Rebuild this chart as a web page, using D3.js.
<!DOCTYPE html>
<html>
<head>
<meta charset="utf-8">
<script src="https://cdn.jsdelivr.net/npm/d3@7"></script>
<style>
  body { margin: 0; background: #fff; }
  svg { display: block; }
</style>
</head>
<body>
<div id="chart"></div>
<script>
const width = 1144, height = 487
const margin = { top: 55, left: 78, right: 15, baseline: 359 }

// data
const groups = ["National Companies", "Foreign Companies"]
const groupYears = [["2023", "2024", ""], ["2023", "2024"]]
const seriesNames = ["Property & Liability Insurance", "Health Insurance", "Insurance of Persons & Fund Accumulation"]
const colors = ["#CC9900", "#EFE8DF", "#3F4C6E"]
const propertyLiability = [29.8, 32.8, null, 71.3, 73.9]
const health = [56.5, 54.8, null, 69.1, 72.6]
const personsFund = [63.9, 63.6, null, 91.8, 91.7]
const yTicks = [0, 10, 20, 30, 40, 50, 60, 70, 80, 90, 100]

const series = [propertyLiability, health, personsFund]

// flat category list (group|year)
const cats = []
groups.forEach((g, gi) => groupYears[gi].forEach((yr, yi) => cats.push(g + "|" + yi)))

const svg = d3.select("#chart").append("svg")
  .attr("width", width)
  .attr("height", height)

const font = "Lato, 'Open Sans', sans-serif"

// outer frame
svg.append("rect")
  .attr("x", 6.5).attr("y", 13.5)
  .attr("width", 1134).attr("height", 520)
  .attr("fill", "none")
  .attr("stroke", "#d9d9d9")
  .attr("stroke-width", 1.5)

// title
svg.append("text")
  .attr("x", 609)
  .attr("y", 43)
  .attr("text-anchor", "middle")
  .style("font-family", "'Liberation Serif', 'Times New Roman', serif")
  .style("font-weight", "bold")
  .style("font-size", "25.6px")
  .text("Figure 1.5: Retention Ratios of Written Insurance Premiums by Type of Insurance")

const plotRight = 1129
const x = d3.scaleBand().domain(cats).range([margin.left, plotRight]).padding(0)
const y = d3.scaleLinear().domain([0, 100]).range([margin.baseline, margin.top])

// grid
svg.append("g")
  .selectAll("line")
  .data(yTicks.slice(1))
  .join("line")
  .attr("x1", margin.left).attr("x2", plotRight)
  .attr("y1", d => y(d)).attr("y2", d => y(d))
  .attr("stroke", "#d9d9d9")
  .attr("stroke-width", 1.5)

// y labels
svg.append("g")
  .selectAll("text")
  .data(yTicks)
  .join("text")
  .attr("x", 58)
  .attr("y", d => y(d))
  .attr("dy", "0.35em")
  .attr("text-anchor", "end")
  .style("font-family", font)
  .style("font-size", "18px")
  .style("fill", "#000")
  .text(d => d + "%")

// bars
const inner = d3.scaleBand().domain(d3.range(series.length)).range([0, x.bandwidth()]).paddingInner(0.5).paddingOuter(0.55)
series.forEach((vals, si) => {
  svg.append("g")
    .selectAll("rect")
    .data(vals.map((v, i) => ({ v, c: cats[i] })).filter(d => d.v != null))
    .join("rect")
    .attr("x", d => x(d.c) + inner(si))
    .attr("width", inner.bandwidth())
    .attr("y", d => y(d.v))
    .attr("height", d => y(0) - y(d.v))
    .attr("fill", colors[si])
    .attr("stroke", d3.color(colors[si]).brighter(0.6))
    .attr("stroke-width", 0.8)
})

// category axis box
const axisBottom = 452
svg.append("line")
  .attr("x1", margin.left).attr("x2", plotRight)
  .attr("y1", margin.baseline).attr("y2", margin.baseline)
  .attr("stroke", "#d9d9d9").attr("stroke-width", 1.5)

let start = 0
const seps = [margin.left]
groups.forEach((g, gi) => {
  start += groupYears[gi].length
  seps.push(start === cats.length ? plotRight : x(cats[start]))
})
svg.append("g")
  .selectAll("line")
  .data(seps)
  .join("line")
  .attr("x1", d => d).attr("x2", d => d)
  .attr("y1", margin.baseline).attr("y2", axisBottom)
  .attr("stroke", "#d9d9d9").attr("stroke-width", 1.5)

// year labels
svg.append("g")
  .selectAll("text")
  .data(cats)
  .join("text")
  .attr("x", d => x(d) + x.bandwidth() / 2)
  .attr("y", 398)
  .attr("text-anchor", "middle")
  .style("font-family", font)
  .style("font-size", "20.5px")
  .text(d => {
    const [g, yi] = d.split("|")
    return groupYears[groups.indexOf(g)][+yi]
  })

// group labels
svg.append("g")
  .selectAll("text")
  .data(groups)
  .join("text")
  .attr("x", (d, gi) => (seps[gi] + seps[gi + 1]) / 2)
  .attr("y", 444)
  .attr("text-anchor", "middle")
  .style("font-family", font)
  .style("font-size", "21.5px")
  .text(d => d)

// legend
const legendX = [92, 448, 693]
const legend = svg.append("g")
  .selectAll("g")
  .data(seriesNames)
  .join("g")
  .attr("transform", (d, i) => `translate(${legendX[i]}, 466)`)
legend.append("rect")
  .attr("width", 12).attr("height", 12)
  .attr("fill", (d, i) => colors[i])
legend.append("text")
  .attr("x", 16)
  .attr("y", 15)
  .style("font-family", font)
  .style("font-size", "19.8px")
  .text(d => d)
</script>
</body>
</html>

######

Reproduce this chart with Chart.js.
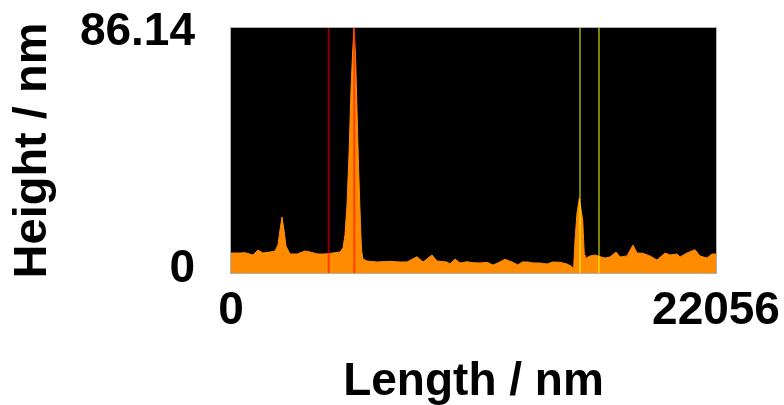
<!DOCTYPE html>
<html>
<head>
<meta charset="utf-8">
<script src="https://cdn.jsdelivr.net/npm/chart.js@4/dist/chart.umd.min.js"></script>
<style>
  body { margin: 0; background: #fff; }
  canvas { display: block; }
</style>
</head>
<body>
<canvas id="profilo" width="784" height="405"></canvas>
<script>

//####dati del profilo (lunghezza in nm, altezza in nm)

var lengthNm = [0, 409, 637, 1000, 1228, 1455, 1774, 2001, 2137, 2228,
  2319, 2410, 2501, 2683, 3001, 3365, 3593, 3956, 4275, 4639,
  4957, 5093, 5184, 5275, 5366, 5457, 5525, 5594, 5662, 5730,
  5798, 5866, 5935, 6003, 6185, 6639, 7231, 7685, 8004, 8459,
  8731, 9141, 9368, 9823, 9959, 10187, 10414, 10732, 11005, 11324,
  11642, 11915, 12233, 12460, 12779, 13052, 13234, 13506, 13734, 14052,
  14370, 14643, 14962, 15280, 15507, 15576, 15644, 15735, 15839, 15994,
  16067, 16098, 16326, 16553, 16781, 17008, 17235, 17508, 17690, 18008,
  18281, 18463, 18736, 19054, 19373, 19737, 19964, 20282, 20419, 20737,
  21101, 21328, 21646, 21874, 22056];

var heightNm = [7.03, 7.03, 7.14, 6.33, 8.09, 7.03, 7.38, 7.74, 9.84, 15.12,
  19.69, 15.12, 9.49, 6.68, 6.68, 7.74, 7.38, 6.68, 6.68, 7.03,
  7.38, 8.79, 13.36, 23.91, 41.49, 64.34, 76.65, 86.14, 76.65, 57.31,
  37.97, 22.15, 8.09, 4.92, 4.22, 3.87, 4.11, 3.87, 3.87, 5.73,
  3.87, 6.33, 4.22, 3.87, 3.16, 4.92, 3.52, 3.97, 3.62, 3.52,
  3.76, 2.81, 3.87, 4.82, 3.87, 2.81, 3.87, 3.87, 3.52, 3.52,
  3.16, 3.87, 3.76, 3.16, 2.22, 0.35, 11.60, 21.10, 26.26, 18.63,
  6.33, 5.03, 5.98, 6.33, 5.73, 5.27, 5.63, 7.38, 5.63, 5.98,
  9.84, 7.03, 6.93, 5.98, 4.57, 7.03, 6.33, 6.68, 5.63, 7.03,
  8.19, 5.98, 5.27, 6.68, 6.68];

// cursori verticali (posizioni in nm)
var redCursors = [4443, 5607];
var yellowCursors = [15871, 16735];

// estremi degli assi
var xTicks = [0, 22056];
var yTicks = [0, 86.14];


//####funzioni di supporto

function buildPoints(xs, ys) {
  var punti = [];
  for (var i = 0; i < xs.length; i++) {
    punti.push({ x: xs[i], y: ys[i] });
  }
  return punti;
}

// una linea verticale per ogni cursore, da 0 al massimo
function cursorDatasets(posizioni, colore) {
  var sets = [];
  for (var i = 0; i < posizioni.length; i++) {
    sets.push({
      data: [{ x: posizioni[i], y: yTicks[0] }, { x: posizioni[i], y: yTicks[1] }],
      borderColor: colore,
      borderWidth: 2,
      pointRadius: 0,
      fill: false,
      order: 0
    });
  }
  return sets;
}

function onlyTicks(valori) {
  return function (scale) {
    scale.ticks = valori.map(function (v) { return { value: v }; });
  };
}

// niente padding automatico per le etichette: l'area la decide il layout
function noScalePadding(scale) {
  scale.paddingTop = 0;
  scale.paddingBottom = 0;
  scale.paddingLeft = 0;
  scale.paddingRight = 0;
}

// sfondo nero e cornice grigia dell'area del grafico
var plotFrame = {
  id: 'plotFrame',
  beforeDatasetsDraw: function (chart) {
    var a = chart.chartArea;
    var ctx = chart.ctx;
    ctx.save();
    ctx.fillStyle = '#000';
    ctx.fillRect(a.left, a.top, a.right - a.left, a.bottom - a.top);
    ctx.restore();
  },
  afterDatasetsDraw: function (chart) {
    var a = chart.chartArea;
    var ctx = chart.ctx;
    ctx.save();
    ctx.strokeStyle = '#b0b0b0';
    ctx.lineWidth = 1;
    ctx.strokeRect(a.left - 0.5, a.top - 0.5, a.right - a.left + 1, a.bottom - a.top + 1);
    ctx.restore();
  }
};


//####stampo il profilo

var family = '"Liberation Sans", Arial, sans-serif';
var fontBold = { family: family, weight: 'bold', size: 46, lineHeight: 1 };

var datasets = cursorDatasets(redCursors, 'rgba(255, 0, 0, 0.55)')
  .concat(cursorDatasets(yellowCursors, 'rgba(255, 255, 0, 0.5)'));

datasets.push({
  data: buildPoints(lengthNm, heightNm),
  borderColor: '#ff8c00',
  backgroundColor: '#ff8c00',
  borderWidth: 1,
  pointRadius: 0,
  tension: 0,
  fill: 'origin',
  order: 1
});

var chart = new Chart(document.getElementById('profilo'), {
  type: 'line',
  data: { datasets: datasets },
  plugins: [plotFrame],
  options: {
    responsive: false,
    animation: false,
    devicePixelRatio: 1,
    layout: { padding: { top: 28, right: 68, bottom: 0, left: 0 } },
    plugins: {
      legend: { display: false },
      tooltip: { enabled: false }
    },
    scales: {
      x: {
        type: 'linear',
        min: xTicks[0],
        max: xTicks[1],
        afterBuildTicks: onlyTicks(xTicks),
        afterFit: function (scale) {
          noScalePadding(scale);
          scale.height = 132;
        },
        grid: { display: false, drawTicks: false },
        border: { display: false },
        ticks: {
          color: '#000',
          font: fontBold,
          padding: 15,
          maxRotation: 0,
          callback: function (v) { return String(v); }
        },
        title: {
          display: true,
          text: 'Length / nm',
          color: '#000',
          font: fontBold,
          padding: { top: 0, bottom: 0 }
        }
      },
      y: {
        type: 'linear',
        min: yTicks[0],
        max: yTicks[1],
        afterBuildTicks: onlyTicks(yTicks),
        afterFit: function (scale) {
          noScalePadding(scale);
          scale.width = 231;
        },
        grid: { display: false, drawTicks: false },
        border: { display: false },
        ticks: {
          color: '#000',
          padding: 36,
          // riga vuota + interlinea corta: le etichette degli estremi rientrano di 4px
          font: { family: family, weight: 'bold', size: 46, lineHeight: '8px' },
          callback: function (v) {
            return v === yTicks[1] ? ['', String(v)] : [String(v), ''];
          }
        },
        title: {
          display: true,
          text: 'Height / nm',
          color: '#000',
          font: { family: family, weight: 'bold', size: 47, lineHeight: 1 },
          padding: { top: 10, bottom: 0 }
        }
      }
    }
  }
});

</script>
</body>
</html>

######

◆ BRIEF ◆
Nothing but the lines from the one containing "Reproduce this chart with Chart.js." through the one containing "altezza in nm)" should be echoed, each exactly as it stands; pictures are excluded.

◆ THE OUTPUT ◆
Reproduce this chart with Chart.js.
<!DOCTYPE html>
<html>
<head>
<meta charset="utf-8">
<script src="https://cdn.jsdelivr.net/npm/chart.js@4/dist/chart.umd.min.js"></script>
<style>
  body { margin: 0; background: #fff; }
  canvas { display: block; }
</style>
</head>
<body>
<canvas id="profilo" width="784" height="405"></canvas>
<script>

//####dati del profilo (lunghezza in nm, altezza in nm)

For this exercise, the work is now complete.